Friday, January 11, 2008

Is That An Election In The Air?

I see that PMSH has identified his "have you stopped beating your wife yet" club to attach to the next budget. The good news is that this is such a transparent tactic that I think the opposition parties can dodge it quite effectively.

However, the Globe and Mail reports some more bits with respect to the Chalk River NRU incident:

The fact is the minister and government have been aware for some time of the long-term financial and managerial challenges that exist at AECL,” Mr. Harper said. “These are very serious problems that have developed over a very long period of time. There are no short-term solutions.”

Hold it, right there. So, not only did AECL fail to implement safety upgrades it agreed to in 2006 (when the Conservatives were already in power), but clearly the ministry was aware of issues with AECL, and took exactly zero steps to intervene? Really? Instead, the Harper government sits on the whole situation and lets it fester. Today, with egg all over their faces, they now turn and try to blame the whole business on the CNSC because it would not (and could not without breaking laws) be a pliant tool of Conservative desires for a politically expedient solution.

From what I'm hearing in there, it sounds to me more like AECL needs a serious amount of house cleaning, not the CNSC. The government itself needs to stand up and take responsibility for its own inaction through 2006-2007 on this matter, as well as it's clear lack of understanding of the relationship between the House of Commons and regulatory agencies of the government.
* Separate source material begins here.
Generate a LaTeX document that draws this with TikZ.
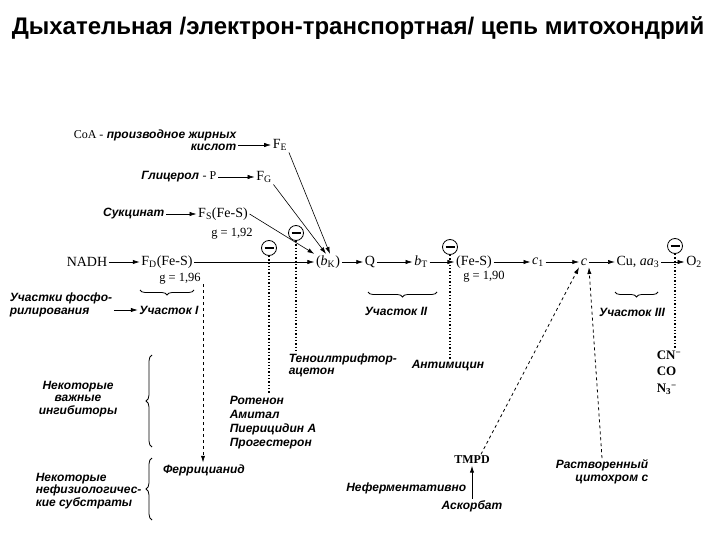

Harper's "feel good" announcement, along with his continued attacks on the leadership of the CNSC, are attempts to divert public attention from his own ineptitude in handling serious situations when they get into crisis. Even more pathetic is the fact that his own advisors can't be bothered to actually understand the situation either.

(BTW - Albertans could find themselves facing two concurrent elections. If the Harper government falls on its budget, and Stelmach calls an expected March vote, there is an enormous chance that Albertans will find two electoral campaigns running at the same time)

1 comment:

Anonymous said...

The real problem where the Chalk River reactor situation is simply this, the people in power are not knowledgeable, do not and never will have the knowledge, background or experience to deal with issues such as engineering, science or technology. I have yet to see a minister with anything other than a background in law, business or economics come to the forefront. These ministers only know about the bottom line or legal ass covering and finger pointing. The majority wouldn't know the difference between a fuel rod and a control rod if both were dropped on their desks. I'm also certain that the majority wouldn't understand how a reactor works and why regular safety systems updates are needed. Given what little I've read about the past responses to concerns brought up to the ministers responsible their attitude seemed to be if the reactor wasn't pulling a 'Chernobyl' then 'don't worry, be happy'........

The attitude towards the CNSC is nothing new, it's a standard attitude towards regulatory agencies across the board in North America. Remember that when you next get on an US airline. Agencies can for the most part only make 'recommendations' to industry; industry has the privilege to decide whether or not to carry them out. Now, maybe I'm wrong in some cases but it appears to be a recurring trend.

Canada's current problems with its economic situation is a long festering one. The biggest problem we face are the various inter-provincial trade boundaries that have been placed over the century. They serve no purpose other than to supposedly protect local industries from 'unfair' outside competition and provide jobs locally but as we've seen this is far from the case. Ask a anglo-speaking tradesman to try and find work in Quebec and see how successful he is, but Quebec can go out to other provinces and underbid local trades for work; this was the issue in the 90's. And for you beer drinkers out there, has anyone ever tried to get a beer brand from outside your province? You can't unless that producers open a brewery locally. If the economy of this nation is to drastically improve then these barriers have to come down. Otherwise we will be at the mercy of the US economy who is our biggest trading partner. If we are as a nation to improve our economic picture without becoming a
'resource satellite' of whatever current economic powerhouse in play, we need to co-ordinate between the provinces new trade agreements and be fair & flexible about it. Stop protecting at our expense industries that are outmoded, that refuse to update and retrain their people to new ideas and technologies. The complaints against 'green' technologies is a weak one at best; new industries can open up with the right education, direction and incentives but it would appear that the very government(s) that expects us to 'talks the Talk' is unwilling to help us 'walk the Walk', let alone do it themselves.

We need to show the governments that we no longer are interested in their 'smoke and mirrors' show, whether it's over health, the environment or some other subject. We need to have facts ready to show their efforts to be the anemic, window dressing attempting to cover up the results of years of neglect and willful ignorance, regardless of which party they belong to. We need to get people to vote, accept the consequences of their vote and learn to be more informed. Maybe we can't afford the time to know everything, but if we turn our trust over to other people we'd better make informed choices of who we're turning thing over to. Our current lot of 'charmers' in Ottawa and Edmonton are as much our fault as it is anyones.